--- BEGIN INPUT FOR THIS TASK ---

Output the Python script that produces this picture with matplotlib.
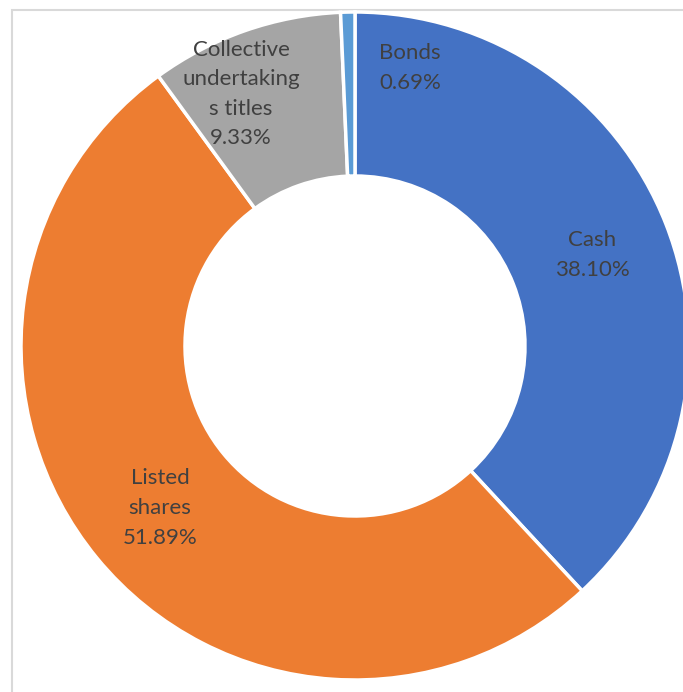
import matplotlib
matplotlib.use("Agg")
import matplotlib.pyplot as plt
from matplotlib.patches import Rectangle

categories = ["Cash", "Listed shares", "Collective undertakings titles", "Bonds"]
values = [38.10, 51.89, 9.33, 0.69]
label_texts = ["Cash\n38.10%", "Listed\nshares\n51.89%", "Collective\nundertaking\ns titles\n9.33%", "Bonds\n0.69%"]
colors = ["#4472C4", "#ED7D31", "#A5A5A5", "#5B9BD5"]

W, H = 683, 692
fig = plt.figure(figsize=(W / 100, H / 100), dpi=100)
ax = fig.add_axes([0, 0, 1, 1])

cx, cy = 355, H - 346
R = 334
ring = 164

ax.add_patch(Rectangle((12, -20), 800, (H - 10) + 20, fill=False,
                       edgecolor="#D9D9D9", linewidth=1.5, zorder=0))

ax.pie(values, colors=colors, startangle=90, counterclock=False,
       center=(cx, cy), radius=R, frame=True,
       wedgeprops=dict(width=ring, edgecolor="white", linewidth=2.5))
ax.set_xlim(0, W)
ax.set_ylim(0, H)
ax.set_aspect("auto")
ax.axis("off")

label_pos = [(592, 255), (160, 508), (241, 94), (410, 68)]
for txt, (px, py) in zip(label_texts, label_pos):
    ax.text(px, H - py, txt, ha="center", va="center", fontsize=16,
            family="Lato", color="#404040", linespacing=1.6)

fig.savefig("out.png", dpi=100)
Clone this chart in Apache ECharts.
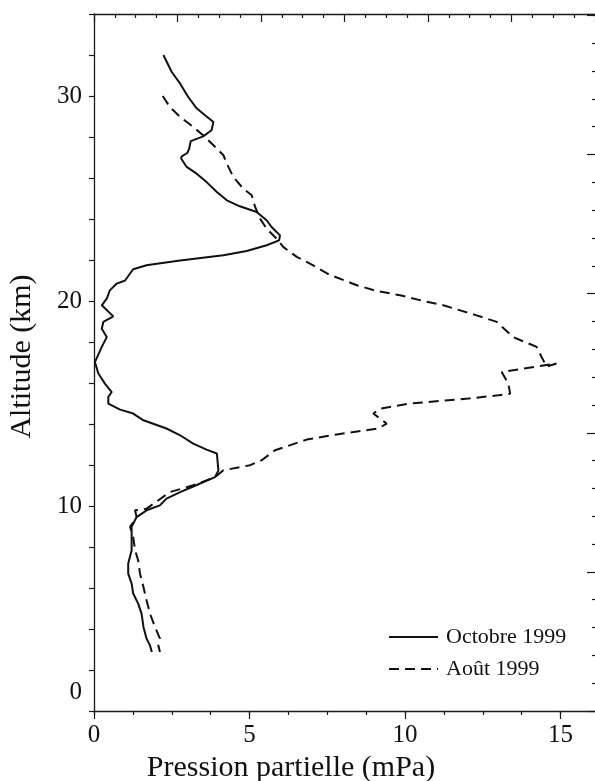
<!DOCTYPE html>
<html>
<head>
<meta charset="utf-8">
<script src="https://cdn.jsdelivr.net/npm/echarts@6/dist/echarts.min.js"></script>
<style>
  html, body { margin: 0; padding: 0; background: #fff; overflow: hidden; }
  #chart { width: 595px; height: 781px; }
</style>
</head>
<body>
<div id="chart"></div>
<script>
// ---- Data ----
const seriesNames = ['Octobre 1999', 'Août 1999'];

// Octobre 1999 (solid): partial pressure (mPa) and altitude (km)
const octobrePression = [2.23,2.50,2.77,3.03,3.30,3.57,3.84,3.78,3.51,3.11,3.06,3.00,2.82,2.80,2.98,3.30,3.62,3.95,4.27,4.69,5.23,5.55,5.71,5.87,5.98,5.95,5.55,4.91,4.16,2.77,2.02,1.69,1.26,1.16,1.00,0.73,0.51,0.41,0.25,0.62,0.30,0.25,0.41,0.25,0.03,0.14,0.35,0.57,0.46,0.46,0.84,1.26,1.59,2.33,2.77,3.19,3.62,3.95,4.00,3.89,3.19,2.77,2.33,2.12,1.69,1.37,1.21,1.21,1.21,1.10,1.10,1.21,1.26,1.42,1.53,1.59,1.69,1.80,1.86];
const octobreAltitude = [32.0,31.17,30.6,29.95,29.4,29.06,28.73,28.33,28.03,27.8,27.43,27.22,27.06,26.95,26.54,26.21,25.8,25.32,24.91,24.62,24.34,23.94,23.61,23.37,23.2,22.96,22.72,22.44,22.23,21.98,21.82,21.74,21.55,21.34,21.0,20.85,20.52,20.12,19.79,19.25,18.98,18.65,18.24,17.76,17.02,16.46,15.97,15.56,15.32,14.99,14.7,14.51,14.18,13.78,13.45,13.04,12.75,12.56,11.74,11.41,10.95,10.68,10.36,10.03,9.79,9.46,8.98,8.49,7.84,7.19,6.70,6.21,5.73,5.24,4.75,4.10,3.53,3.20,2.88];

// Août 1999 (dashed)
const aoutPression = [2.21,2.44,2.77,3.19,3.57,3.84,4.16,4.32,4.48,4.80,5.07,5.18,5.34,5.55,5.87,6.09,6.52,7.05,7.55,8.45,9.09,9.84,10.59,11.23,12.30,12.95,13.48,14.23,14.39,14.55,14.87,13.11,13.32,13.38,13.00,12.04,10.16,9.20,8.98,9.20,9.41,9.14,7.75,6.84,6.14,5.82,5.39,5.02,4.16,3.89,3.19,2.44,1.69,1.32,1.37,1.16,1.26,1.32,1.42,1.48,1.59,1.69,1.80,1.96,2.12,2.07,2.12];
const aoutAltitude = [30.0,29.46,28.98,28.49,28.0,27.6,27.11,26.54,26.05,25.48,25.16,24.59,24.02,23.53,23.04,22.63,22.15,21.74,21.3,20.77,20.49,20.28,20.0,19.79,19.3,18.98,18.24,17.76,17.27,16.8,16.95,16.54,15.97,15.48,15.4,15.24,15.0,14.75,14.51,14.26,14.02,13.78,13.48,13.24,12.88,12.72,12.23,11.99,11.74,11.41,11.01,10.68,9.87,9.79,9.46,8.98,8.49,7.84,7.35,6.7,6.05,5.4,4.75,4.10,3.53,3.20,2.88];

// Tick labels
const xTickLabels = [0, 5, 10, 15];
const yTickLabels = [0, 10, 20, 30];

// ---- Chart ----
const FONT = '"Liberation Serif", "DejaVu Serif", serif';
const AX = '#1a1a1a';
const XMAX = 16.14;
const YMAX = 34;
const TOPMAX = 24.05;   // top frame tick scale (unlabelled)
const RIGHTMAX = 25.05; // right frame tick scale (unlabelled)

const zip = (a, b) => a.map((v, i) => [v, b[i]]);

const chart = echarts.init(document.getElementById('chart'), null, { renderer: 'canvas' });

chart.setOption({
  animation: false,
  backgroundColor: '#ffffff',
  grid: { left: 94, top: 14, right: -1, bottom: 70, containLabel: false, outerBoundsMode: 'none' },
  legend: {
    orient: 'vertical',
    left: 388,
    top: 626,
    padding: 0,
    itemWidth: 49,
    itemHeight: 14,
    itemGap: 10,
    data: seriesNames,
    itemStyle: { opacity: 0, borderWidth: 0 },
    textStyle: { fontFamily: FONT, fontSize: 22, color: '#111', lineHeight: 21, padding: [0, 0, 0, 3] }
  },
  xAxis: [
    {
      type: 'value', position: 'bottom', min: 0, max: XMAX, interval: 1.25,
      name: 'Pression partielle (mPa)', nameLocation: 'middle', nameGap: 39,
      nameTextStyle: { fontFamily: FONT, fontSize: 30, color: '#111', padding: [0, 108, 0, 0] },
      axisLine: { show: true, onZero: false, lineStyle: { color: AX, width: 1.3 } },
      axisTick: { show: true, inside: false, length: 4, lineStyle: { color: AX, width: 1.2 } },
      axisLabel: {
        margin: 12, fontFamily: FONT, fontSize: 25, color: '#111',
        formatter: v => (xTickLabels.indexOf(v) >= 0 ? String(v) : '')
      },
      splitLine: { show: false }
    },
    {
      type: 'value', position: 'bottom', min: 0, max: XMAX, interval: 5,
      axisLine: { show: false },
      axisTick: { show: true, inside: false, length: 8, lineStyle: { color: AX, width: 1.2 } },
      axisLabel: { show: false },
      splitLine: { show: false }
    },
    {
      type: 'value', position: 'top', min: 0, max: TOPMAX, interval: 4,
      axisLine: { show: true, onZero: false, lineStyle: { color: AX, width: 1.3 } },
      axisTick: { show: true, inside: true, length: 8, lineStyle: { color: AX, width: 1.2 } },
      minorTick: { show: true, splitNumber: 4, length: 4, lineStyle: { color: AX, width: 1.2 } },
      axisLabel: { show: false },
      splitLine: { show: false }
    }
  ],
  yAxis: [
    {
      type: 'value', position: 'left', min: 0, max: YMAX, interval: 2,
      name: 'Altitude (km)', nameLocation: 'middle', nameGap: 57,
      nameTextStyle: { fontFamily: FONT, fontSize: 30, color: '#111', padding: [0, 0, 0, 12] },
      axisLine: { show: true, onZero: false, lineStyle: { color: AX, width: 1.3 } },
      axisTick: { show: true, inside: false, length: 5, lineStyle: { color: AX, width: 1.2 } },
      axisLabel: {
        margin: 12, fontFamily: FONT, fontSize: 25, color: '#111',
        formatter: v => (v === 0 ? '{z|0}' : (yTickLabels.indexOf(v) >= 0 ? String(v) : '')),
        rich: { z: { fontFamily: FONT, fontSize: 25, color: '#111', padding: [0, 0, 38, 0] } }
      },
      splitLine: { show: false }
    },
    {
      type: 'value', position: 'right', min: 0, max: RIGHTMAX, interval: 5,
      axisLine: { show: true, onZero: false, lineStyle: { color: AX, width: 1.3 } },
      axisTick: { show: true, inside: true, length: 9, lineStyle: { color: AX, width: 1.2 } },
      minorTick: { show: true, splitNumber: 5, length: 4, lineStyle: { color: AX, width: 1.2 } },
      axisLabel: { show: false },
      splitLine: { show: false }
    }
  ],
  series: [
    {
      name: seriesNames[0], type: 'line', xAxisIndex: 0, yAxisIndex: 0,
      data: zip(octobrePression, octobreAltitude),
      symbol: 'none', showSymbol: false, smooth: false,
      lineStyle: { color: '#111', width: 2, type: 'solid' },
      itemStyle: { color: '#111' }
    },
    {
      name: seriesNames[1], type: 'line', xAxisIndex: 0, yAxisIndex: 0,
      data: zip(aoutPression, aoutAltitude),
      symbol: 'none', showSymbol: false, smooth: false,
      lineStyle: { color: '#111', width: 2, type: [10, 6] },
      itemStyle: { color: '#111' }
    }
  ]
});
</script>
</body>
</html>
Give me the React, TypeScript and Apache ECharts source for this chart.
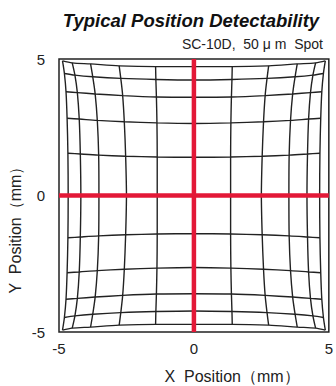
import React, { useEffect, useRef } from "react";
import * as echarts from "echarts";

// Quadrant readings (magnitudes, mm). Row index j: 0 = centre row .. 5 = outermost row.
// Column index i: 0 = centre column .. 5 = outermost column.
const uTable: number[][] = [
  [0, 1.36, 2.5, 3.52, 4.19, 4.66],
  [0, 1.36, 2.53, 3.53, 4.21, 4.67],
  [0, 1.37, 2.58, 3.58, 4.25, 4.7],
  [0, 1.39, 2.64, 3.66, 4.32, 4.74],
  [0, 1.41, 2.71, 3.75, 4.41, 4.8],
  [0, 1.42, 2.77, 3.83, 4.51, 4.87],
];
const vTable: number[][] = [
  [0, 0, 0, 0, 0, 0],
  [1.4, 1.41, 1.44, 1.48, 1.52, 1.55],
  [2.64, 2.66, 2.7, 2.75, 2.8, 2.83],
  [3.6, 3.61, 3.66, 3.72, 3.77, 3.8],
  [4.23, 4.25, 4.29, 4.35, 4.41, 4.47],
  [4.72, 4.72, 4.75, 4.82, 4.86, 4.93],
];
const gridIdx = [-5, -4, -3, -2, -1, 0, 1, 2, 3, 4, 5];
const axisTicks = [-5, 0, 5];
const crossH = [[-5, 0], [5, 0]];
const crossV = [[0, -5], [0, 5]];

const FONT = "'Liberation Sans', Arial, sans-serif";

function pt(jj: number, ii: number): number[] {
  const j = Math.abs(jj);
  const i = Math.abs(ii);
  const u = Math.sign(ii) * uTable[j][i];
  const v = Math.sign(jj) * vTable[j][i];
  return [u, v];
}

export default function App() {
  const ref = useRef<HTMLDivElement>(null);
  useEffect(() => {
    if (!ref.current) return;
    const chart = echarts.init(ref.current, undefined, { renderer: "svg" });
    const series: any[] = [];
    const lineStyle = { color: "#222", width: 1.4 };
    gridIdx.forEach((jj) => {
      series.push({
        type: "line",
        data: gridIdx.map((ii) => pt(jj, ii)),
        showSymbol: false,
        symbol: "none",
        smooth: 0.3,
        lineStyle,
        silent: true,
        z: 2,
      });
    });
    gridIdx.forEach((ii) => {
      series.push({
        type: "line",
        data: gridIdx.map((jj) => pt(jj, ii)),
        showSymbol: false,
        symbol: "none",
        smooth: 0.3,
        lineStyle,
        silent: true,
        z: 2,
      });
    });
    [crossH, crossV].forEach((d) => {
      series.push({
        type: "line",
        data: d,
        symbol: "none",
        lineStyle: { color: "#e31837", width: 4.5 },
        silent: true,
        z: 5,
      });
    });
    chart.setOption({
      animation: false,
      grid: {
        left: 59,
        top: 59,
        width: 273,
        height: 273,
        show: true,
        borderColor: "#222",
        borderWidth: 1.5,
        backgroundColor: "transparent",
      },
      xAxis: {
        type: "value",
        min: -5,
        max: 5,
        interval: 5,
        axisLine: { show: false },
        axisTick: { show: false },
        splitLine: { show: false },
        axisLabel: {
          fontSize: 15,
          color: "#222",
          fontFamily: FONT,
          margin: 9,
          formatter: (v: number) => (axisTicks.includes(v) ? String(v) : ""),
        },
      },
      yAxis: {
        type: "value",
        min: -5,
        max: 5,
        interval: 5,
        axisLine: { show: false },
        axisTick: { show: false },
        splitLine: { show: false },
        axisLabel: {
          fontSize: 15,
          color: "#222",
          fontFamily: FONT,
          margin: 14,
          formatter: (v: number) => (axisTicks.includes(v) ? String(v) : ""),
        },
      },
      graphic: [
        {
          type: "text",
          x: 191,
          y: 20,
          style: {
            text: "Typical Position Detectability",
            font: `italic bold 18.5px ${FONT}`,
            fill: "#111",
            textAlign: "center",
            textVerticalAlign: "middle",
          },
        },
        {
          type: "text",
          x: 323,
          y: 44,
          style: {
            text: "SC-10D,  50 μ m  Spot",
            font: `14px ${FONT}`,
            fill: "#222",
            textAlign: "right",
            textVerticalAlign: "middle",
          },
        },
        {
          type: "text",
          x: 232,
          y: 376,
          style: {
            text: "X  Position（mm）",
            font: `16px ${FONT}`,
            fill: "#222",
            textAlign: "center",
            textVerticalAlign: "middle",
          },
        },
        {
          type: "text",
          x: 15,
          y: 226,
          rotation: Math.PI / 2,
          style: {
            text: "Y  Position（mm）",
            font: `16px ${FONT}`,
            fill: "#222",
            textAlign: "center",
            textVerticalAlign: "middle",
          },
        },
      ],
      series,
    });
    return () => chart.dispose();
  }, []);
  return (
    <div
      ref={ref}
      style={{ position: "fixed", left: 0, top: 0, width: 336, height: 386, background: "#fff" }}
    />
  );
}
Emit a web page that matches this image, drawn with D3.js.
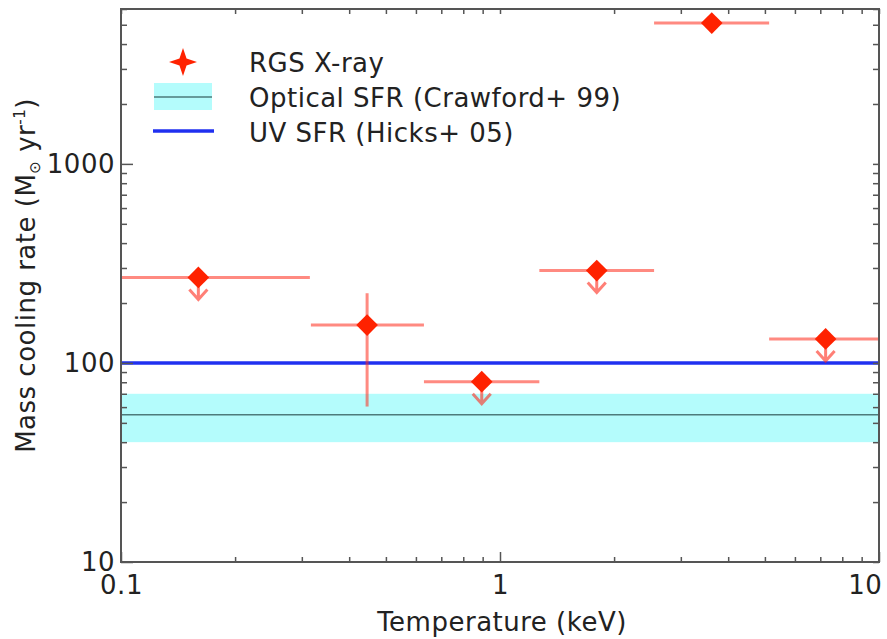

--- END INPUT FOR THIS TASK ---

» **REQUEST**
Without the pictures, return the listing above from its first line through the line that has "from matplotlib.patches import Rectangle".

» **SOLUTION**
Output the Python script that produces this picture with matplotlib.
import matplotlib
matplotlib.use("Agg")
import matplotlib.pyplot as plt
from matplotlib.patches import Rectangle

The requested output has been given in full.